New research published in January 2013 reports that aerobic exercise paired with a high-fat diet prevents the rise in total cholesterol and low-density lipoprotein (LDL) cholesterol. An estimated 71 million Americans have elevated LDL, and only one in three have the condition under control. Individuals with elevated cholesterol have twice the risk of heart disease compared to individuals with normal levels.
Researchers assigned 14 overweight healthy subjects with an average age of 24.8 years to a high-saturated-fat diet or a high-saturated-fat diet plus exercise. The subjects increased dietary saturated fatty acids from an average of 31 grams per day to 52 grams per day without changing total fat intake for 14 consecutive days.
The subjects in the exercise group completed 11 cycle-ergometer sessions of 55 minutes each at 60 percent peak oxygen uptake.
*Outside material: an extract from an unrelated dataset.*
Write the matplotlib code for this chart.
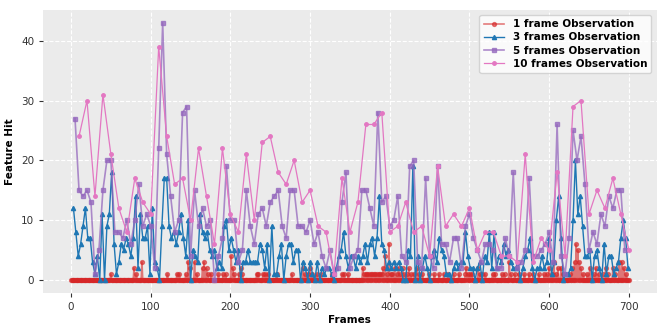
import numpy as np
import matplotlib
matplotlib.use("Agg")
import matplotlib.pyplot as plt

# 1 frame: mostly zero, only the non-zero frames are listed
one_frame_last = 700
one_spike_frames = [50, 79, 82, 89, 121, 133, 136, 144, 147, 149, 155, 158, 165, 167, 170, 172, 176,
                    185, 191, 194, 201, 203, 205, 211, 213, 215, 233, 235, 241, 244, 247, 258, 277,
                    291, 294, 297, 300, 303, 309, 314, 327, 340, 343, 348, 366, 368, 370, 372, 374,
                    376, 378, 380, 382, 384, 386, 388, 390, 392, 394, 396, 399, 401, 403, 406, 409,
                    411, 413, 416, 418, 421, 424, 427, 431, 434, 437, 441, 449, 456, 462, 468, 473,
                    480, 487, 495, 496, 498, 501, 503, 511, 513, 516, 520, 529, 532, 541, 544, 550,
                    552, 557, 562, 569, 575, 580, 587, 594, 597, 600, 603, 606, 608, 611, 615, 618,
                    626, 629, 632, 634, 636, 638, 640, 643, 648, 651, 656, 659, 662, 667, 671, 674,
                    680, 683, 688, 691, 694, 697]
one_spike_vals = [1, 2, 1, 3, 1, 1, 1, 1, 3, 2, 3, 1, 2, 3, 2, 1, 1,
                  1, 1, 1, 4, 2, 1, 1, 2, 1, 1, 1, 1, 1, 1, 1, 1,
                  2, 1, 1, 2, 1, 1, 1, 1, 1, 1, 1, 2, 1, 1, 1, 1,
                  1, 1, 1, 1, 1, 1, 1, 1, 2, 4, 1, 6, 1, 1, 2, 1,
                  2, 1, 2, 1, 1, 2, 1, 1, 2, 1, 1, 1, 1, 1, 1, 1,
                  1, 1, 1, 2, 1, 1, 1, 2, 1, 1, 1, 1, 1, 1, 1, 3,
                  1, 1, 1, 1, 1, 1, 1, 1, 1, 2, 1, 3, 1, 2, 2, 1,
                  1, 2, 3, 6, 5, 3, 2, 1, 1, 2, 1, 2, 1, 1, 2, 1,
                  2, 1, 3, 3, 2, 1]

# 3 frames: frames 3, 6, ..., 699
three_vals = [12, 8, 4, 6, 9, 12, 7, 7, 3, 1, 4, 0, 11, 0, 9, 11, 18, 6, 1, 3,
              6, 5, 7, 6, 4, 7, 14, 2, 11, 7, 7, 9, 1, 12, 3, 2, 0,
              9, 17, 17, 9, 7, 8, 6, 8, 11, 7, 4, 10, 0, 5, 4, 3, 11, 8, 7, 8,
              5, 4, 5, 2, 3, 2, 9, 10, 5, 7, 5, 3, 5, 0, 3, 3, 5, 3, 3, 3,
              3, 6, 5, 2, 6, 0, 9, 1, 1, 4, 6, 0, 4, 6, 6, 3, 5, 5, 0, 3,
              2, 0, 3, 1, 0, 3, 0, 2, 1, 2, 2, 1, 0, 2, 4, 5, 8, 4, 2, 4,
              4, 2, 4, 3, 4, 6, 3, 6, 7, 4, 7, 14, 6, 5, 2, 3, 2, 3, 2, 3,
              2, 0, 0, 5, 4, 19, 0, 4, 0, 2, 4, 2, 0, 4, 5, 3, 7, 5, 4,
              1, 1, 0, 2, 3, 2, 3, 3, 8, 4, 2, 2, 0, 2, 3, 0, 4, 3, 8, 2,
              8, 2, 4, 3, 6, 4, 5, 3, 2, 2, 3, 0, 2, 4, 5, 7, 2, 0, 2, 2,
              4, 2, 3, 7, 1, 3, 10, 14, 7, 0, 1, 1, 2, 10, 20, 11, 14, 9, 4, 4,
              5, 0, 4, 5, 2, 0, 6, 1, 4, 4, 1, 2, 3, 7, 10, 7, 2]

# 5 frames: frames 5, 10, ..., 695
five_vals = [27, 15, 14, 15, 13, 1, 5, 15, 20, 20, 8, 8, 7, 10, 6, 10, 16, 9, 11, 9,
             2, 22, 43, 21, 14, 8, 10, 28, 29, 4, 15, 9, 12, 9, 10, 0, 4, 7, 19, 10,
             10, 3, 5, 15, 9, 6, 11, 12, 9, 13, 14, 15, 9, 7, 15, 15, 9, 9, 8, 10,
             6, 8, 4, 2, 5, 1, 2, 13, 18, 2, 4, 5, 15, 15, 12, 9, 28, 13, 14, 9,
             10, 14, 4, 3, 19, 20, 3, 2, 17, 4, 2, 19, 6, 6, 3, 7, 7, 2, 9, 11,
             7, 5, 3, 6, 6, 5, 2, 2, 7, 4, 18, 2, 3, 5, 17, 4, 4, 5, 6, 8,
             3, 26, 4, 1, 7, 25, 20, 24, 16, 5, 8, 6, 11, 9, 14, 12, 15, 15, 5]

# 10 frames: frames 10, 20, ..., 700
ten_vals = [24, 30, 14, 31, 21, 12, 8, 17, 13, 11, 39, 24, 16, 17, 10, 22, 14, 6, 22, 11,
            8, 21, 10, 23, 24, 18, 16, 20, 13, 15, 9, 8, 1, 17, 8, 13, 26, 26, 28, 8,
            9, 13, 8, 9, 4, 19, 9, 11, 9, 12, 5, 8, 8, 4, 4, 3, 21, 3, 7, 5,
            18, 4, 29, 30, 11, 15, 12, 17, 11, 5]

one_x = np.arange(0, one_frame_last + 1)
one_vals = np.zeros(len(one_x))
one_vals[one_spike_frames] = one_spike_vals
three_x = np.arange(3, 3 * len(three_vals) + 1, 3)
five_x = np.arange(5, 5 * len(five_vals) + 1, 5)
ten_x = np.arange(10, 10 * len(ten_vals) + 1, 10)

fig = plt.figure(figsize=(6.64, 3.32), dpi=100)
ax = fig.add_axes([0.065, 0.118, 0.924, 0.852])
ax.set_facecolor('#EBEBEB')
for s in ax.spines.values():
    s.set_visible(False)
ax.grid(True, color='white', linestyle='--', linewidth=0.8)
ax.set_axisbelow(True)

ax.plot(one_x, one_vals, color='#d62728', marker='o', markersize=2.8, linewidth=1.2,
        alpha=0.6, label='1 frame Observation')
ax.plot(three_x, three_vals, color='#1f77b4', marker='^', markersize=3, linewidth=1.0,
        label='3 frames Observation')
ax.plot(five_x, five_vals, color='#9467bd', marker='s', markersize=3, linewidth=1.2,
        alpha=0.75, label='5 frames Observation')
ax.plot(ten_x, ten_vals, color='#e377c2', marker='o', markersize=2.5, linewidth=0.9,
        label='10 frames Observation')

ax.set_xticks(np.arange(0, 701, 100))
ax.set_yticks(np.arange(0, 41, 10))
ax.tick_params(labelsize=7.5, colors='#333333', length=3)
ax.set_xlabel('Frames', fontsize=7.5, fontweight='bold', labelpad=2)
ax.set_ylabel('Feature Hit', fontsize=7.5, fontweight='bold', labelpad=4)
leg = ax.legend(loc='upper right', prop={'weight': 'bold', 'size': 7.5},
                facecolor='white', framealpha=0.8, handlelength=2,
                borderpad=0.4, labelspacing=0.3)

fig.savefig('out.png', dpi=100)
The investigators assessed insulin sensitivity, body composition, blood lipids, resting blood pressure and VO2 peak (oxygen uptake attained) at the beginning of the study and again after the intervention period.
The researchers found that, in the high-saturated-fat diet group, average total cholesterol increased from 147 to 161 mg/dL and average LDL-cholesterol increased from 71 to 82 mg/dL. In the high-saturated-fat diet plus exercise group, total cholesterol and LDL-cholesterol remained unchanged. The investigators also showed that in the high-saturated-fat diet plus exercise group, systolic blood pressure decreased and VO2 peak increased. Neither group showed changes in body weight and composition, plasma free fatty acids composition and concentration or insulin sensitivity.
The researchers concluded, “Increases in total cholesterol and LDL-cholesterol concentration induced by 14 days of high-saturated-fatty-acid diet can be prevented by concurrent aerobic exercise training, which, in addition, improves cardiorespiratory fitness.”
Ortega JF, et al. Appl Physiol Nutr Metab. 2013;1:42-8.